Днем в мастерскую прибыл секретарь Франческо. Он вручил мне два конверта. Первый содержал аванс в две тысячи лир. Я отдал половину Абзацу и Анне, которые вытаращились на банкноты и сначала наотрез отказывались их принимать. Они согласились, только когда я объявил им, что деньги даю для ребенка и на установку новой печки, которая будет хорошо обогревать весь дом. Во втором конверте было рукописное приглашение на открытке с тисненым гербом Орсини: «Маркиз и маркиза Орсини, их сыновья Стефано и Франческо и дочь Виола рады пригласить Вас на виллу Орсини на ужин, который состоится 3 января 1923 года в 20:30».

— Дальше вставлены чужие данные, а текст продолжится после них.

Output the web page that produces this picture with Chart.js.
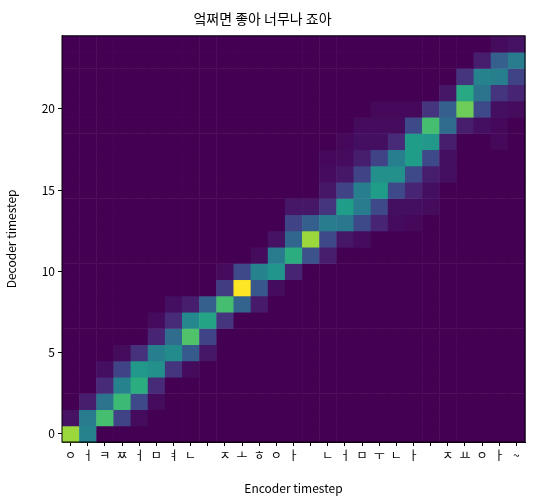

Затем секретарь проинформировал о проектах, которые мне предстояло делать в этом году: реставрация двух статуй на фасаде виллы, обследование всех барельефов и, при необходимости, их восстановление и, наконец, создание скульптурной группы на тему Дианы-охотницы для фонтана в рамках запланированного расширения владений. Он сообщил адрес моей студии в Риме, недалеко от Ватикана. Этажом выше находилась предназначенная для меня квартира. Я сообщил, что намерен работать преимущественно в Пьетре, где живут мои друзья. Перед тем как уйти, он вытащил из багажника машины чехол. В нем лежал костюм моего размера. Франческо, очевидно, предугадал мой ответ. Когда я облачился в новый костюм, Анна с Абзацем так и скорчились от смеха и весь день потом называли меня «государь мой» и «ваше высочество». За исключением нескольких деталей, которые Анна поправила с помощью иголки, костюм пришелся мне впору. Мне в жизни не доводилось надевать костюм. Мой гардероб представлял собой пеструю коллекцию подростковых нарядов или взрослой одежды, перекроенной, надставленной, укороченной, тысячу раз латанной.